The human ear is exquisitely tuned to discern different sound frequencies, whether such tones are high or low, near or far. But the ability of our ears pales in comparison to the remarkable knack of single neurons in the brain to distinguish between the very subtlest of sound frequencies.
Reporting in the January 10 issue of the journal Nature, Dr. Itzhak Fried, a professor of neurosurgery and director of the epilepsy surgery program, and colleagues at the Hebrew University in Jerusalem and the Weizmann Institute of Science, show that in humans, a single auditory neuron in the brain exhibits an amazing selectivity to a very narrow sound frequency range, roughly down to a tenth of an octave. In fact, the ability of these neurons to detect the slightest of differences in sound frequencies far exceeds that of the auditory nerve that carries information from the hair cells of the inner ear to the cortex as much as 30 times more sensitivity. Indeed, such frequency tuning in the human auditory cortex is substantially superior to that typically found in the auditory cortex of non-human mammals, with the exception of bats.
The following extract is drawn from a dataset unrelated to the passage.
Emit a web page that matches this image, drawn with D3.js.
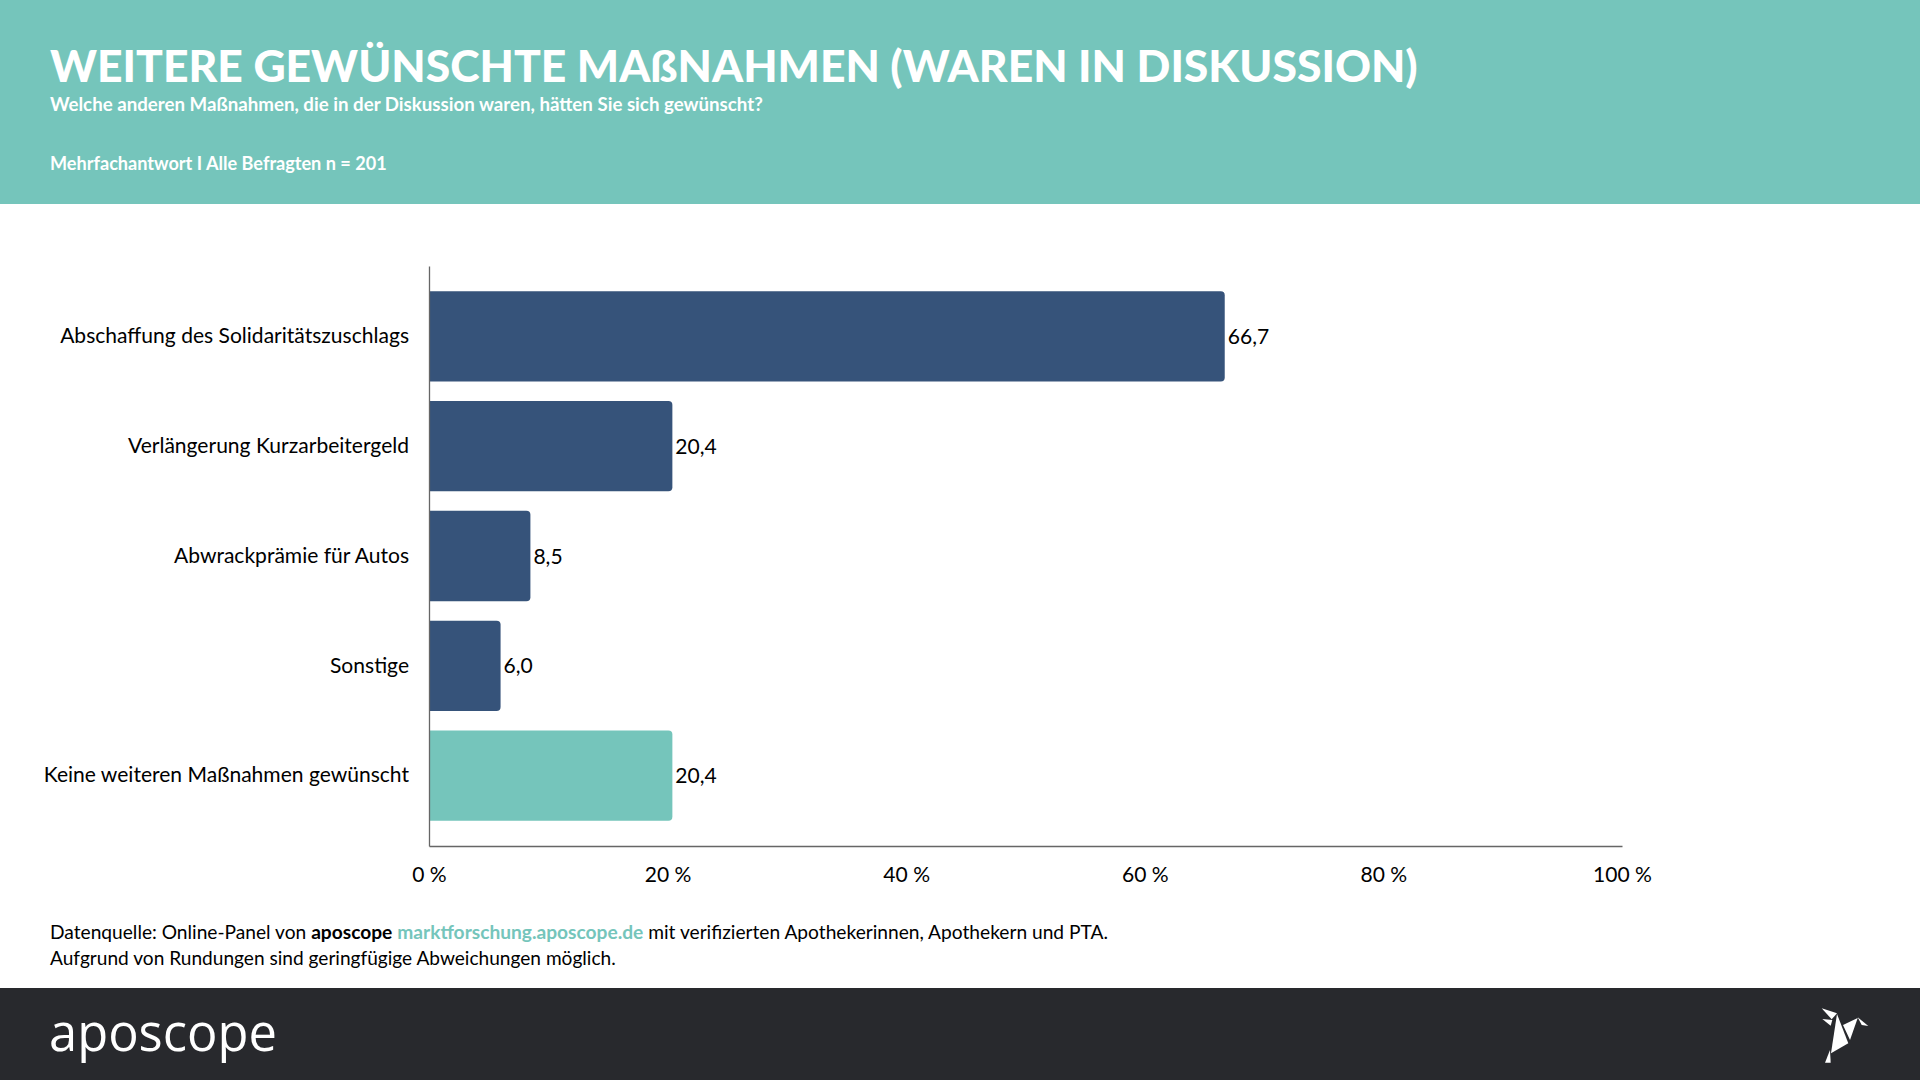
<!DOCTYPE html>
<html lang="de">
<head>
<meta charset="utf-8">
<script src="https://cdn.jsdelivr.net/npm/d3@7"></script>
<style>
  html, body { margin: 0; padding: 0; background: #ffffff; }
  svg { display: block; font-family: Lato, "Open Sans", sans-serif; }
</style>
</head>
<body>
<svg id="chart" width="1920" height="1080"></svg>
<script>
// ---------- data ----------
const categories = [
  "Abschaffung des Solidaritätszuschlags",
  "Verlängerung Kurzarbeitergeld",
  "Abwrackprämie für Autos",
  "Sonstige",
  "Keine weiteren Maßnahmen gewünscht"
];
const values = [66.7, 20.4, 8.5, 6.0, 20.4];
const groups = ["gewünscht", "gewünscht", "gewünscht", "gewünscht", "keine"];
const xTicks = [0, 20, 40, 60, 80, 100];

const titleText = "WEITERE GEWÜNSCHTE MAßNAHMEN (WAREN IN DISKUSSION)";
const subtitleText = "Welche anderen Maßnahmen, die in der Diskussion waren, hätten Sie sich gewünscht?";
const baseText = "Mehrfachantwort I Alle Befragten n = 201";
const noteLine2 = "Aufgrund von Rundungen sind geringfügige Abweichungen möglich.";

// ---------- setup ----------
const W = 1920, H = 1080;
const TEAL = "#75c5bb", NAVY = "#36537a", DARK = "#28292d";
const svg = d3.select("#chart");

// fit font size so that text reaches a target width
function fitWidth(sel, target) {
  sel.each(function () {
    const el = d3.select(this);
    const fs = parseFloat(el.attr("font-size"));
    const w = this.getComputedTextLength();
    if (w > 0) el.attr("font-size", (fs * target / w).toFixed(2));
  });
}

// ---------- header ----------
svg.append("rect").attr("x", 0).attr("y", 0).attr("width", W).attr("height", 204).attr("fill", TEAL);

svg.append("text").attr("x", 50).attr("y", 82)
  .attr("font-size", 48).attr("font-weight", 900).attr("fill", "#fff")
  .text(titleText).call(fitWidth, 1368);

svg.append("text").attr("x", 50).attr("y", 111)
  .attr("font-size", 20).attr("font-weight", 700).attr("fill", "#fff")
  .text(subtitleText).call(fitWidth, 713);

svg.append("text").attr("x", 50).attr("y", 170)
  .attr("font-size", 20).attr("font-weight", 700).attr("fill", "#fff")
  .text(baseText).call(fitWidth, 337);

// ---------- chart ----------
const x = d3.scaleLinear().domain([0, 100]).range([429, 1622]);
const y = d3.scaleBand().domain(categories).range([266, 846])
  .paddingInner(0.178).paddingOuter(0.23);
const color = d3.scaleOrdinal().domain(["gewünscht", "keine"]).range([NAVY, TEAL]);

const data = categories.map((c, i) => ({ cat: c, val: values[i], grp: groups[i] }));

function barPath(x0, y0, w, h, r) {
  r = Math.min(r, w, h / 2);
  return `M${x0},${y0}H${x0 + w - r}Q${x0 + w},${y0} ${x0 + w},${y0 + r}` +
         `V${y0 + h - r}Q${x0 + w},${y0 + h} ${x0 + w - r},${y0 + h}H${x0}Z`;
}

svg.append("g").selectAll("path.bar").data(data).join("path")
  .attr("class", "bar")
  .attr("d", d => barPath(x(0), y(d.cat), x(d.val) - x(0), y.bandwidth(), 4))
  .attr("fill", d => color(d.grp));

svg.append("g").selectAll("text.val").data(data).join("text")
  .attr("class", "val")
  .attr("x", d => x(d.val) + 3)
  .attr("y", d => y(d.cat) + y.bandwidth() / 2)
  .attr("dy", "0.36em")
  .attr("font-size", 20).attr("fill", "#000")
  .text(d => d3.format(".1f")(d.val).replace(".", ","));

// y axis
const yAxis = svg.append("g").attr("transform", `translate(${x(0)},0)`)
  .call(d3.axisLeft(y).tickSize(0).tickPadding(20).tickSizeOuter(0));
yAxis.select(".domain").attr("stroke", "#666").attr("stroke-width", 1.3);
yAxis.selectAll(".tick text").attr("font-size", 20).attr("fill", "#000")
  .attr("font-family", "Lato, 'Open Sans', sans-serif");
fitWidth(yAxis.selectAll(".tick text").filter(d => d === categories[0]), 349);
const catFs = yAxis.selectAll(".tick text").filter(d => d === categories[0]).attr("font-size");
yAxis.selectAll(".tick text").attr("font-size", catFs);
svg.selectAll("text.val").attr("font-size", catFs);

// x axis
const xAxis = svg.append("g").attr("transform", `translate(0,846)`)
  .call(d3.axisBottom(x).tickValues(xTicks).tickSize(0).tickPadding(21).tickSizeOuter(0)
    .tickFormat(d => d + " %"));
xAxis.select(".domain").attr("stroke", "#666").attr("stroke-width", 1.5);
xAxis.selectAll(".tick text").attr("font-size", catFs).attr("fill", "#000")
  .attr("font-family", "Lato, 'Open Sans', sans-serif");

// ---------- footnote ----------
const note1 = svg.append("text").attr("x", 50).attr("y", 939).attr("font-size", 18).attr("fill", "#000");
note1.append("tspan").text("Datenquelle: Online-Panel von ");
note1.append("tspan").attr("font-weight", 700).text("aposcope");
note1.append("tspan").text(" ");
note1.append("tspan").attr("font-weight", 700).attr("fill", TEAL).text("marktforschung.aposcope.de");
note1.append("tspan").text(" mit verifizierten Apothekerinnen, Apothekern und PTA.");
note1.call(fitWidth, 1058);

svg.append("text").attr("x", 50).attr("y", 965).attr("font-size", 18).attr("fill", "#000")
  .text(noteLine2).call(fitWidth, 566);

// ---------- footer ----------
svg.append("rect").attr("x", 0).attr("y", 988).attr("width", W).attr("height", H - 988).attr("fill", DARK);

svg.append("text").attr("x", 49).attr("y", 1051)
  .attr("font-size", 46).attr("font-weight", 400).attr("fill", "#fff")
  .attr("font-family", "'Open Sans', Lato, sans-serif")
  .text("aposcope").call(fitWidth, 228);

// origami bird logo
const bird = [
  [[1821.7, 1008.3], [1837, 1013.3], [1831.7, 1019.3]],
  [[1822.3, 1019], [1832.3, 1020], [1830.7, 1025.7]],
  [[1837, 1014], [1848.3, 1043.3], [1831, 1053.3]],
  [[1843, 1025], [1857.7, 1018], [1850, 1040]],
  [[1857.7, 1017.3], [1868.3, 1026], [1861.7, 1025]],
  [[1825, 1062.7], [1830, 1050], [1830.7, 1062.7]]
];
svg.append("g").selectAll("polygon").data(bird).join("polygon")
  .attr("points", d => d.map(p => p.join(",")).join(" "))
  .attr("fill", "#fff");
</script>
</body>
</html>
It is quite a paradox, the researchers note, in that even musically untrained people can detect very small sound frequency differences, much better than the resolution of the peripheral auditory nerves. This is very different from other peripheral nerves, such as those in the skin, where the human ability to detect differences between two points (say from the prick of a needle) is limited by the receptors in the skin. Not so in hearing.
The researchers, including senior author Israel Nelken and first author Yael Bitterman from the Hebrew University, determined how neurons in the human auditory cortex responded to various sounds by taking recordings from four consenting clinical patients at the UCLA Medical Center. These patients had intractable epilepsy, and were being monitored with intracranial depth electrodes to identify the focal point of their seizures for potential surgical treatment. Using clinical criteria, electrodes were implanted bilaterally at various brain sites that were suspected to be involved in the seizures; these included the auditory cortex. The recording of brain activity was carried out while the patients listened to artificial random chords at different tones per octave, and to segments from the film The Good, the Bad and the Ugly. Thus, the sounds the patients heard were both artificial—the random chords—and more natural, the voices and noise from the movie soundtrack.
The results surprised the researchers. A single auditory neuron from humans showed an amazing sensitivity to distinguish between very subtle frequency differences, down to a tenth of an octave. This compared to a sensitivity of about one octave in the cat, about a third of an octave on average in rats, and half to one octave in the macaque.
This is remarkable selectivity, said Fried, who is also the co-director of UCLAs Seizure Disorder Center. It is indeed a mystery why such resolution in humans came to be. Why did we develop this? Such selectivity is not needed for speech comprehension, but it may have a role in musical skill. The three percent frequency differences that can be detected by single neurons may explain the fact that even musically untrained people can detect such frequency differences.
There is also evidence that frequency discrimination in humans correlates with various cognitive skills, including working memory and the capability to learn, but more research is needed to clarify this puzzle.
This study, said Fried, is the latest example of the power of neurobiological research that uses data drawn directly from inside a living human brain at the single-neuron level. Previous studies from Frieds lab have identified single cells in the human hippocampus specific to places during human navigation, and single cells that can translate varied visual images of the same item, such as the identity of an individual, into a single instantly and consistently recognizable concept.